When you share Own Goals, include the definition so non-technical audiences understand the impact.

Category
attacking
Metric ID
own_goals
Usage
Scouting, reporting, and benchmarking

Own Goals definition

Own Goals counts goals scored accidentally by a player into their own net. Although rare, own goals are explicitly recorded in official match reporting and event datasets because they directly affect match outcomes. They often occur under defensive pressure--deflections, misclearances, or miscommunication--and are therefore better understood as high-impact incidents rather than stable performance indicators.

How analysts use Own Goals

From an analytics standpoint, own goals should be treated as a low-frequency event with high variance. A single own goal can dominate small samples and does not necessarily indicate a recurring weakness. For scouting or coaching, the most responsible use of own goals is as a trigger for qualitative review: what sequence led to the incident, how was the defensive structure positioned, and were there systemic causes (e.g., repeated cut-backs, poor box occupation, weak communication with the goalkeeper)?

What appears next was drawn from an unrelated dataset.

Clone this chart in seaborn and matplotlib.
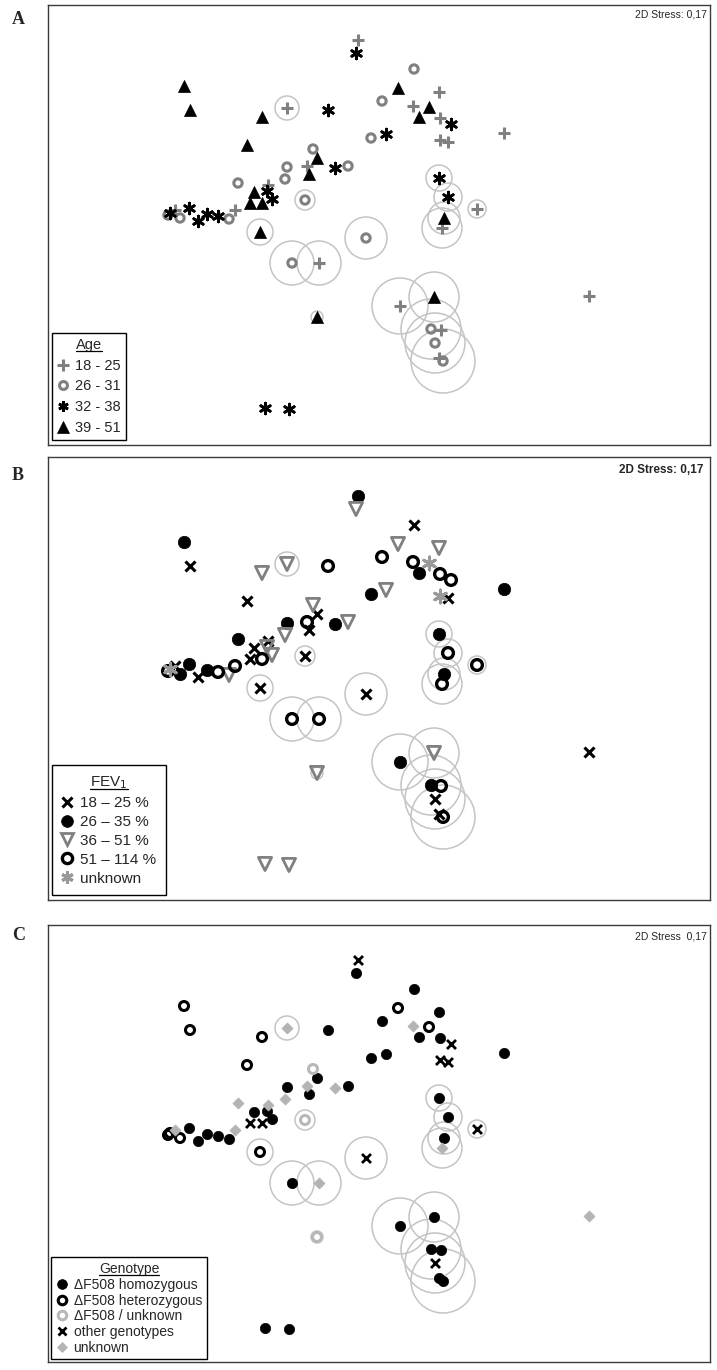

Over larger samples, own goals can be contextualised with defensive pressure indicators such as clearances, blocks, and errors leading to shots. Ultimately, own goals rarely belong in predictive models as a "skill" metric; they are better treated as case-study moments that inform tactical and technical coaching.

How to interpret Own Goals

Use Own Goals alongside related metrics in the attacking category to understand role fit and tactical impact.

  • Compare within the same competition or position group
  • Use percentile ranks to normalize minutes played
  • Combine with at least one supporting metric

Best charts for Own Goals

Radar charts surface it in context, while bar charts isolate the metric for direct comparisons.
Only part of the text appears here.